Some years ago, when I taught Physics A level in schools, I had a very bright student (Tom went on to Oxford).  One of the practicals was called the ‘Platinum Resistance Thermometer’.   It required students to change the temperature of a metal coil and measure the corresponding relative resistance at that temperature to determine the temperature coefficient of resistance of the wire.  Ostensibly the purpose of the experiment was to verify whether the wire was made of platinum or not (it was a private school, but even so the budget did not extend to having several thousand pounds tied up in a thick strand of platinum in the physics department).  Though mostly submerged in oil, the coil of thick wire was easily visible inside the boiling tube, and its ends, poking through the rubber stopper and necessary for completing an electric circuit, were obviously copper.

Tom worked diligently over three hours, patiently ensuring that the oil in the tube in a water bath was at steady state before measuring the temperature and it’s corresponding resistance compared to a length of Constantan wire forming the metre bridge.  He checked the potential difference across the wire was the same on each reading, which he repeated a fixed number of times at each temperature to get an average, and he even ensured that the ambient temperature in the vicinity of his experiment was the same for all measurements.  His data was excellent, and I expected his write-up would be top draw, showing clearly that the wire was  – wait for it, wait for it – copper.

Imagine my surprise when I came to mark his work and saw his conclusion that the wire was platinum.
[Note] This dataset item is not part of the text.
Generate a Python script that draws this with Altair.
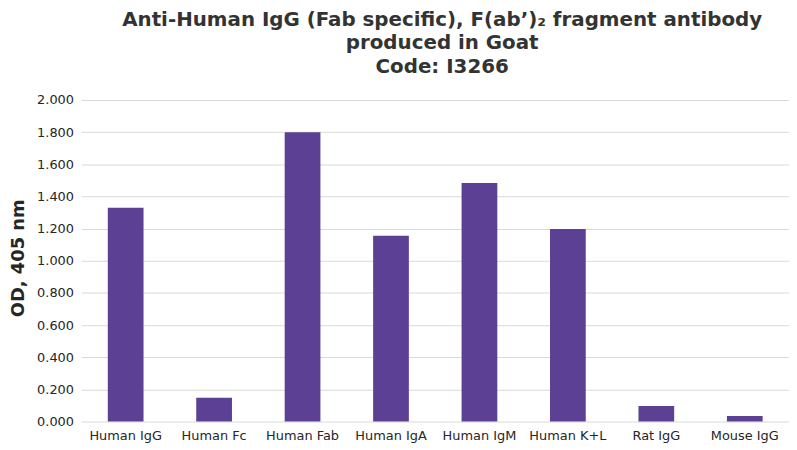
import altair as alt
import pandas as pd

categories = ["Human IgG", "Human Fc", "Human Fab", "Human IgA", "Human IgM",
              "Human K+L", "Rat IgG", "Mouse IgG"]
od_values = [1.329, 0.148, 1.800, 1.156, 1.483, 1.198, 0.096, 0.035]

df = pd.DataFrame({"Sample": categories, "OD": od_values})

FONT = "DejaVu Sans"

chart = alt.Chart(df).mark_bar(color="#5B4094").encode(
    x=alt.X("Sample:N", sort=categories, title=None,
            scale=alt.Scale(paddingInner=0.596, paddingOuter=0.298),
            axis=alt.Axis(labelAngle=0, labelFont=FONT, labelFontSize=13,
                          labelColor="#262626", ticks=False, domain=False,
                          labelPadding=8)),
    y=alt.Y("OD:Q", title="OD, 405 nm",
            scale=alt.Scale(domain=[0, 2.0], nice=False),
            axis=alt.Axis(values=[i * 0.2 for i in range(11)], format=".3f",
                          labelFont=FONT, labelFontSize=13, labelColor="#262626",
                          ticks=False, domain=False, labelPadding=8,
                          gridColor="#d9d9d9", gridWidth=1.2,
                          titleFont=FONT, titleFontSize=18, titleFontWeight="bold",
                          titleColor="#262626", titleAngle=270,
                          titleX=-63, titleY=159, titleAlign="center",
                          titleBaseline="middle")),
).properties(
    width=713,
    height=324,
    title=alt.TitleParams(
        text=["Anti-Human IgG (Fab specific), F(ab\u2019)\u2082 fragment antibody",
              "produced in Goat", "Code: I3266"],
        font=FONT, fontSize=20, fontWeight="bold", color="#333333",
        anchor="middle", offset=17, lineHeight=24, dx=7),
    autosize=alt.AutoSizeParams(type="none"),
    padding={"left": 74, "top": 91, "right": 0, "bottom": 25},
).configure_view(stroke=None)

chart.save("out.html", embed_options={"renderer": "svg", "actions": False})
Tom had carefully massaged each and every result and calculation, rounding up or down just a little as needed, factoring in errors in a biased way, ‘adjusting’ the line of best bit, and so forth, until he got a result that was very nearly the same as the standard value for platinum.  When I re-worked his calculation using the data he’d obtained I got very nearly the value of copper!  To get the result Tom got he’d had to work backwards from the established value for platinum…it must have taken him hours and hours to do.  If he’d just have trusted his data and worked from it he’d have produced a perfect piece of work.  Instead he was going to have to throw it away, a waste of his time.

This is a true story, and it’s an important lesson.  I frequently receive applications and enquiries from people asking if they are suitability for a particular job we are advertising at Tutors International.  They look at whether they want to do the job rather than what the job description states.  Having convinced themselves that they are the ideal person for the role they then try to explain how their skills and experience show that they’re perfect — even when completely unsuitable. You’d not believe how many applications I’ve received from non-Americans for a job that specifies an American is required.

Tom learned his lesson when he was at school…how come so many teachers have not yet learned it?